The inaugural edition of the Ecological Threat Register (ETR), which covers 157 independent states and territories is warning that countries facing the highest number of ecological threats are among the world’s least peaceful countries

The ETR measures ecological threats that countries are currently facing and provides projections to 2050.

The Register analyses population growth, water stress, food insecurity, droughts, floods, cyclones, rising temperatures and sea levels. The ETR is unique in that it combines measures of resilience with the most comprehensive ecological data available to shed light on the countries least likely to cope with extreme ecological shocks, now and into the future. Key findings include:

  • 19 countries with the highest number of ecological threats are among the world’s 40 least peaceful countries including Afghanistan, Syria, Iraq, Chad, India and Pakistan.
  • By 2040, a total of 5.4 billion people – more than half of the world’s projected population – will live in the 59 countries experiencing high or extreme water stress, including India and China.
  • Over one billion people live in 31 countries where the country’s resilience is unlikely to sufficiently withstand the impact of ecological events by 2050, contributing to mass population displacement.
  • Sub-Saharan Africa, South Asia, the Middle East and North Africa are the regions facing the largest number of ecological threats.
  • 5 billion people could suffer from food insecurity by 2050 – an increase of 1.5 billion people from today.

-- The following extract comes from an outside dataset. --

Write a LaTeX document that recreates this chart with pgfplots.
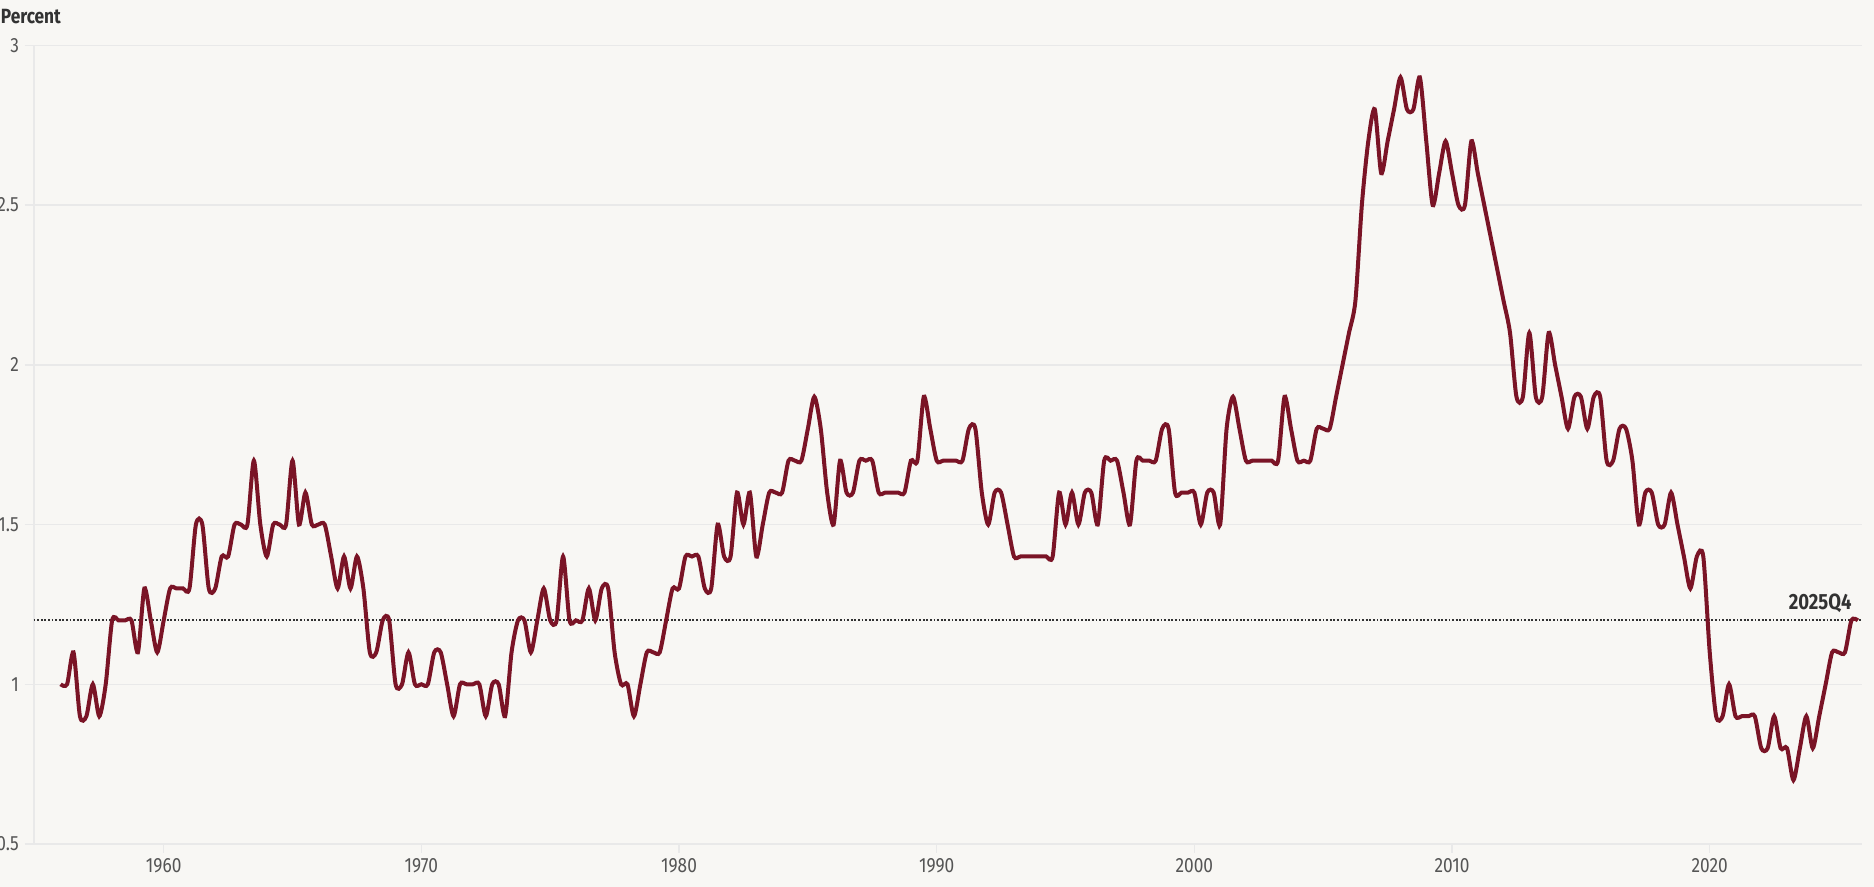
\documentclass[border=0pt]{standalone}
\usepackage{fontspec}
\setmainfont{Fira Sans}[FakeStretch=0.84]
\usepackage{pgfplots}
\pgfplotsset{compat=1.18}
\definecolor{bg}{RGB}{248,247,244}
\definecolor{linec}{RGB}{122,20,38}
\definecolor{gridc}{RGB}{233,233,233}
\definecolor{txt}{RGB}{85,85,85}
\definecolor{dark}{RGB}{50,50,50}
\begin{document}
\begin{tikzpicture}
\path[use as bounding box, fill=bg] (-16.85pt,-21.5pt) rectangle (920.15pt,422pt);
\begin{axis}[
  at={(0,0)}, anchor=south west,
  scale only axis, width=914.15pt, height=399.3pt,
  xmin=1954.955, xmax=2025.91, ymin=0.5, ymax=3,
  xtick={1960,1970,...,2020}, ytick={0.5,1,1.5,2,2.5,3},
  /pgf/number format/1000 sep={},
  /pgf/number format/assume math mode=true,
  ymajorgrids=true, xmajorgrids=false, major grid style={gridc, line width=0.75pt},
  axis lines=left, axis line style={gridc, line width=0.9pt, -},
  tick style={gridc, line width=0.75pt}, tick align=outside, major tick length=4.4pt,
  ticklabel style={font=\fontsize{10.3pt}{12pt}\selectfont, text=txt},
  yticklabel style={anchor=east, inner sep=0pt, xshift=-2.8pt},
  xticklabel style={anchor=north, inner sep=0pt, yshift=-2.6pt},
  clip=true,
]
\addplot[dark, line width=1pt, dash pattern=on 0.9pt off 0.9pt] coordinates {(1954.955,1.2) (2025.91,1.2)};
\addplot[linec, line width=2pt, smooth, tension=0.45] table[row sep=\\, header=false, x expr=1956+\coordindex/4, y index=0] {
1.0\\1.0\\1.1\\0.9\\
0.9\\1.0\\0.9\\1.0\\
1.2\\1.2\\1.2\\1.2\\
1.1\\1.3\\1.2\\1.1\\
1.2\\1.3\\1.3\\1.3\\
1.3\\1.5\\1.5\\1.3\\
1.3\\1.4\\1.4\\1.5\\
1.5\\1.5\\1.7\\1.5\\
1.4\\1.5\\1.5\\1.5\\
1.7\\1.5\\1.6\\1.5\\
1.5\\1.5\\1.4\\1.3\\
1.4\\1.3\\1.4\\1.3\\
1.1\\1.1\\1.2\\1.2\\
1.0\\1.0\\1.1\\1.0\\
1.0\\1.0\\1.1\\1.1\\
1.0\\0.9\\1.0\\1.0\\
1.0\\1.0\\0.9\\1.0\\
1.0\\0.9\\1.1\\1.2\\
1.2\\1.1\\1.2\\1.3\\
1.2\\1.2\\1.4\\1.2\\
1.2\\1.2\\1.3\\1.2\\
1.3\\1.3\\1.1\\1.0\\
1.0\\0.9\\1.0\\1.1\\
1.1\\1.1\\1.2\\1.3\\
1.3\\1.4\\1.4\\1.4\\
1.3\\1.3\\1.5\\1.4\\
1.4\\1.6\\1.5\\1.6\\
1.4\\1.5\\1.6\\1.6\\
1.6\\1.7\\1.7\\1.7\\
1.8\\1.9\\1.8\\1.6\\
1.5\\1.7\\1.6\\1.6\\
1.7\\1.7\\1.7\\1.6\\
1.6\\1.6\\1.6\\1.6\\
1.7\\1.7\\1.9\\1.8\\
1.7\\1.7\\1.7\\1.7\\
1.7\\1.8\\1.8\\1.6\\
1.5\\1.6\\1.6\\1.5\\
1.4\\1.4\\1.4\\1.4\\
1.4\\1.4\\1.4\\1.6\\
1.5\\1.6\\1.5\\1.6\\
1.6\\1.5\\1.7\\1.7\\
1.7\\1.6\\1.5\\1.7\\
1.7\\1.7\\1.7\\1.8\\
1.8\\1.6\\1.6\\1.6\\
1.6\\1.5\\1.6\\1.6\\
1.5\\1.8\\1.9\\1.8\\
1.7\\1.7\\1.7\\1.7\\
1.7\\1.7\\1.9\\1.8\\
1.7\\1.7\\1.7\\1.8\\
1.8\\1.8\\1.9\\2.0\\
2.1\\2.2\\2.5\\2.7\\
2.8\\2.6\\2.7\\2.8\\
2.9\\2.8\\2.8\\2.9\\
2.7\\2.5\\2.6\\2.7\\
2.6\\2.5\\2.5\\2.7\\
2.6\\2.5\\2.4\\2.3\\
2.2\\2.1\\1.9\\1.9\\
2.1\\1.9\\1.9\\2.1\\
2.0\\1.9\\1.8\\1.9\\
1.9\\1.8\\1.9\\1.9\\
1.7\\1.7\\1.8\\1.8\\
1.7\\1.5\\1.6\\1.6\\
1.5\\1.5\\1.6\\1.5\\
1.4\\1.3\\1.4\\1.4\\
1.1\\0.9\\0.9\\1.0\\
0.9\\0.9\\0.9\\0.9\\
0.8\\0.8\\0.9\\0.8\\
0.8\\0.7\\0.8\\0.9\\
0.8\\0.9\\1.0\\1.1\\
1.1\\1.1\\1.2\\1.2\\
};
\node[anchor=base east, inner sep=0pt, font=\fontsize{11pt}{13pt}\selectfont\bfseries, text=dark, yshift=5.35pt] at (axis cs:2025.52,1.2) {2025Q4};
\end{axis}
\node[anchor=base west, inner sep=0pt, font=\fontsize{10.3pt}{12pt}\selectfont\bfseries, text=dark] at (-16.6pt,410.35pt) {Percent};
\end{tikzpicture}
\end{document}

The lack of resilience in countries covered in the ETR will lead to worsening food insecurity and competition over resources, increasing civil unrest and mass displacement, exposing developed countries to increased influxes of refugees.

By 2040 5.4 billion people – more than half of the world’s projected population – will live in 59 countries experiencing high or extreme water stress

According to the report, of the 157 countries covered in the ETR, 34 per cent will face catastrophic water stress and 22 per cent face catastrophic food insecurity by 2050. As a result, there will be substantial displacement of people or a substantial increase in undernourishment.

In addition, it is estimated that the combined effects of rising temperatures, population growth and increased rainfall variability are likely to reduce the water supply in many countries.

Currently more than 2.6 billion people are living in the 46 countries currently experiencing high or extreme water stress. However, by 2040, a total of 5.4 billion people – or more than half of the world’s projected population – will live in the 59 countries experiencing high or extreme water stress.

Commenting on natural disasters globally, according to the ETR the frequency of natural disasters has increased ten-fold since 1960 – increasing from 39 incidents in 1960 to 396 in 2019. From 1990 to 2019, a total of 9,924 natural disasters occurred globally, of which 42 per cent were floods.

In 2019, natural disasters displaced 25 million people – which was three times higher than the 8.6 million displaced by armed conflict. However, at current rates, 1.2 billion people could be displaced globally by 2050 due to natural disasters and armed conflict.

The ETR is warning that the world’s least resilient countries, when faced with ecological breakdowns, are more likely to experience civil unrest, political instability, social fragmentation and economic collapse. However, ecological and humanitarian crises often spill over across international borders, increasing the likelihood of civil unrest and political instability in adjacent countries.

Currently, more than one billion people live in countries that are unlikely to have the ability to mitigate and adapt to new ecological threats.

The report is recommending that to reduce the impact of future ecological shocks, it is important to increase the levels of resilience in the most vulnerable countries. This will enable countries to be better prepared for shocks, but also to have stronger capabilities to deal with the after effects of these shocks.

High resilience regions, such as Europe and North America, have superior coping capacities to mitigate the effects of these ecological threats, but they will not be immune from large flows of refugees. Building resilience to ecological threats will increasingly become more important and will require substantial investment today.